The small Frisian minority in the northernmost German state of Schleswig-Holstein has a fair chance of getting its very first language law before the summer holiday. The law gives the 10,000 Frisian speakers in the Kreis (province) of Nordfriesland, and on the island of Helgoland, the right to speak and write in Frisian to the local authorities.

The municipalities get the right to use the North Frisian flag with its gold-red-blue colours alongside the flags of Schleswig-Holstein.
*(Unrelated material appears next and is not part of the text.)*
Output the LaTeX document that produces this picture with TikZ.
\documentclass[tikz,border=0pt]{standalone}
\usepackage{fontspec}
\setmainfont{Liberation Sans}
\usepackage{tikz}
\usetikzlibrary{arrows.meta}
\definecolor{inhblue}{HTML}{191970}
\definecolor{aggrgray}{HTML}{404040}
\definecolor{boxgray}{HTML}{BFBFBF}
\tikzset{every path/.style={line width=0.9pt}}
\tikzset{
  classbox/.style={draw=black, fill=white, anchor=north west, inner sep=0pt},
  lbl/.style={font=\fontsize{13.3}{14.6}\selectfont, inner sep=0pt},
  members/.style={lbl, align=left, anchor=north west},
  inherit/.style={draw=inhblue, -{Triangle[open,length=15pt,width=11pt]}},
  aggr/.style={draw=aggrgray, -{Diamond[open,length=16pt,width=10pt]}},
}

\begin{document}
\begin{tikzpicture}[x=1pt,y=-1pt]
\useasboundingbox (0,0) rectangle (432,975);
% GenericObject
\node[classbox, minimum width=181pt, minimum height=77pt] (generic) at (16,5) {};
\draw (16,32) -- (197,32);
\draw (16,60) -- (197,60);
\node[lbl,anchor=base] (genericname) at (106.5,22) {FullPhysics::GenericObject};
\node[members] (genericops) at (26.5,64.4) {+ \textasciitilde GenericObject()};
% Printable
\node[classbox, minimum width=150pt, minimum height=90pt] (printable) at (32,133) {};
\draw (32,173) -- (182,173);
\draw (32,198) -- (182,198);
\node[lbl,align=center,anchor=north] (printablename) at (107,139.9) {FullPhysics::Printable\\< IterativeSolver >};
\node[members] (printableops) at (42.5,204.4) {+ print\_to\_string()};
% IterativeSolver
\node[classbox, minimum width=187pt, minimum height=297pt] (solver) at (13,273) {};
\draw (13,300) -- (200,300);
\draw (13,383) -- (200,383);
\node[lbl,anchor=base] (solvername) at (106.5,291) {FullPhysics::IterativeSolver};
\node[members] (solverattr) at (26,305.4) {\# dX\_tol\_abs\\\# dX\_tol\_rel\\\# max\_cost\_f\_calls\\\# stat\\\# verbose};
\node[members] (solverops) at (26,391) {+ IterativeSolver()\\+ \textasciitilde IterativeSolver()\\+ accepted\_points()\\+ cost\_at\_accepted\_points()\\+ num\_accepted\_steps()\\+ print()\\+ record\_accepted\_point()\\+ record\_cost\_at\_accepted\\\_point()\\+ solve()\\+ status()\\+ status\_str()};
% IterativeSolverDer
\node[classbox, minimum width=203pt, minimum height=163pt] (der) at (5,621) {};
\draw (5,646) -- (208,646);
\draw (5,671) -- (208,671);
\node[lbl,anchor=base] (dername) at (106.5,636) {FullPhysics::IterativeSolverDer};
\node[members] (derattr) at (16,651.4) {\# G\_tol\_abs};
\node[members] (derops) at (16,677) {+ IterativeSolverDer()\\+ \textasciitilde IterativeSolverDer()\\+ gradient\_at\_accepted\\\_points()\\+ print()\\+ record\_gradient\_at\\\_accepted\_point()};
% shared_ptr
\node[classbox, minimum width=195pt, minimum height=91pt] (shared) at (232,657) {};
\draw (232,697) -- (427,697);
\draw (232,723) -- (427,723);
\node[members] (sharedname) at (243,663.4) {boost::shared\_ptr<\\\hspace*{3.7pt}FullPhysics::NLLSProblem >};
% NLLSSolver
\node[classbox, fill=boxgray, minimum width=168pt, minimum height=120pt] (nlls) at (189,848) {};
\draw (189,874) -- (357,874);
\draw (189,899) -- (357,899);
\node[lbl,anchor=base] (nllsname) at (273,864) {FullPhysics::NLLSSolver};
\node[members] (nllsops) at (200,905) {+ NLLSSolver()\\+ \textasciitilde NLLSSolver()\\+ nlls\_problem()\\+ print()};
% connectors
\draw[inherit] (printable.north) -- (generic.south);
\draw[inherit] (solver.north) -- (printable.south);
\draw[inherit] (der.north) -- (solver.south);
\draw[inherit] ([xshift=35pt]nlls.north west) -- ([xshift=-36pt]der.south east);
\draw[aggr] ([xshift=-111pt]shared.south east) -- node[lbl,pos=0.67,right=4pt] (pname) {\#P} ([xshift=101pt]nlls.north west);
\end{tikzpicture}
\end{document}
Place-names and all signs on official buildings should become bilingual as well.

Place names and signage will become bilingual as well

The proposal has been carefully designed and submitted in both Frisian and German by Landtag member Lars Harms of the SSW, the party that represents both the German and the Frisian minority in the Landtag (Parliament) in Kiel.

The proposal will get its first political discussion next week, but already the ruling Social Democrat party (SDP) and the Green Party have expressed their readiness to endorse the proposal.
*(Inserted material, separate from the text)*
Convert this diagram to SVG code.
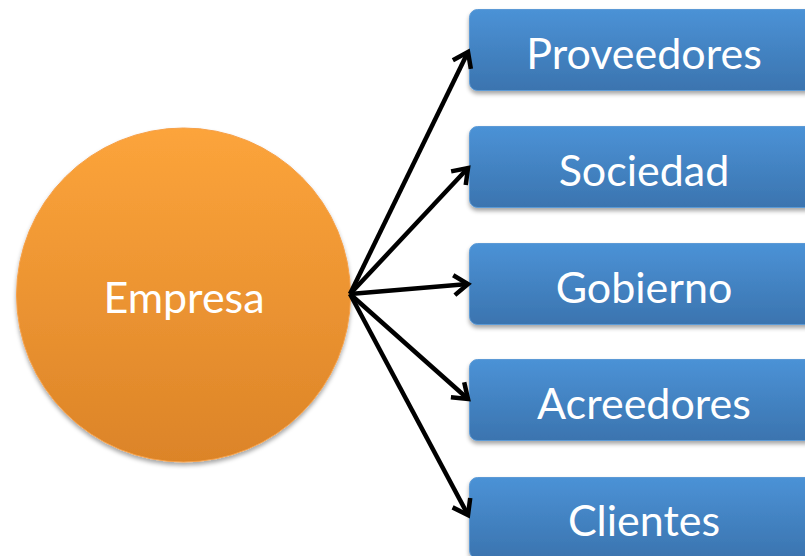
<svg xmlns="http://www.w3.org/2000/svg" width="805" height="556" viewBox="0 0 805 556">
<defs>
<linearGradient id="gBlue" x1="0" y1="0" x2="0" y2="1">
<stop offset="0" stop-color="#4b92d6"/>
<stop offset="1" stop-color="#3b74af"/>
</linearGradient>
<linearGradient id="gOrange" x1="0" y1="0" x2="0" y2="1">
<stop offset="0" stop-color="#fca43b"/>
<stop offset="1" stop-color="#dc8428"/>
</linearGradient>
<filter id="shadow" x="-10%" y="-10%" width="120%" height="130%">
<feDropShadow dx="0" dy="3" stdDeviation="2" flood-color="#000" flood-opacity="0.35"/>
</filter>
<marker id="arrow" markerUnits="userSpaceOnUse" markerWidth="30" markerHeight="30" viewBox="-20 -15 30 30" refX="0" refY="0" orient="auto">
<path d="M-14,-10 L0,0 L-14,10" fill="none" stroke="#000" stroke-width="4.5" stroke-linejoin="miter"/>
</marker>
<style>
.box{fill:url(#gBlue);stroke:#5c9ad6;stroke-width:1;filter:url(#shadow);}
.lbl{font-family:Lato,"Open Sans","Liberation Sans",sans-serif;font-size:43px;fill:#ffffff;text-anchor:middle;}
.conn{stroke:#000;stroke-width:4.5;fill:none;marker-end:url(#arrow);}
</style>
</defs>
<rect width="805" height="556" fill="#ffffff"/>
<g id="empresa">
<circle cx="183.5" cy="295" r="167" fill="url(#gOrange)" stroke="#f6a048" stroke-width="1" filter="url(#shadow)"/>
<text class="lbl" x="184" y="313">Empresa</text>
</g>
<g id="proveedores">
<rect class="box" x="469.5" y="9.5" width="360" height="81" rx="8"/>
<text class="lbl" x="644" y="69">Proveedores</text>
</g>
<g id="sociedad">
<rect class="box" x="469.5" y="126.5" width="360" height="81" rx="8"/>
<text class="lbl" x="644" y="186">Sociedad</text>
</g>
<g id="gobierno">
<rect class="box" x="469.5" y="243.5" width="360" height="81" rx="8"/>
<text class="lbl" x="644" y="303">Gobierno</text>
</g>
<g id="acreedores">
<rect class="box" x="469.5" y="359.5" width="360" height="81" rx="8"/>
<text class="lbl" x="644" y="419">Acreedores</text>
</g>
<g id="clientes">
<rect class="box" x="469.5" y="477.5" width="360" height="81" rx="8"/>
<text class="lbl" x="644" y="536">Clientes</text>
</g>
<g id="connectors">
<line class="conn" x1="350" y1="294" x2="468" y2="52"/>
<line class="conn" x1="350" y1="294" x2="468" y2="168"/>
<line class="conn" x1="350" y1="294" x2="468" y2="284"/>
<line class="conn" x1="350" y1="294" x2="468" y2="399"/>
<line class="conn" x1="350" y1="294" x2="468" y2="515"/>
</g>
</svg>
‘It is my aim that Frisians can use their language in all domains of everyday life. But of course the proposal has a strong symbolic value too’, Lars Harms says. ‘It will be the first law ever written in the Frisian language in the history of Germany. I see this as an important first step. If Schleswig-Holstein decides to give Frisian legal status, there will be proposals for Frisian at school and in the media in the future.’

The proposal gives Frisians the same rights all foreigners in Germany already have. According to German legislation, citizens have the right to use every state language in communication with the authorities. The Danish minority therefore has no problem, but apart from Danish citizens may also address their local council in Russian or even Kazakh.

Frisians however did have a problem, because unlike the Danes they do not have a mother state. ‘I have used the laws for the Sorb language from Saxony and Brandenburg as an example’, Harms says. ‘But my proposal is simpler and concentrates on the official recognition of the use of the Frisian language and the Frisian symbols in the public domain. It is my hope now that official bodies in Nordfriesland, such as municipalities, will encourage their civil servants to learn North Frisian or perhaps organise courses for their employees. Official bodies will need people who will master the language and that will certainly improve the image and the position of Frisian.’

The North Frisian movement does not fail to recognise the importance of the proposal of Harms. The research centre the Nordfriisk Instituut defines the proposal as a 'historic breakthrough'.

‘Making the language visible would once and for all end the legend of an ethnic and linguistic homogonous Schleswig-Holstein’ says Nordfriisk Instituut president Thede Boysen.

According to president Jorgen Hahn of the Friisk Foriining, ‘the new law constitutes a good basis for more work on behalf of Frisian in Nordfriesland and on the island of Helgoland’.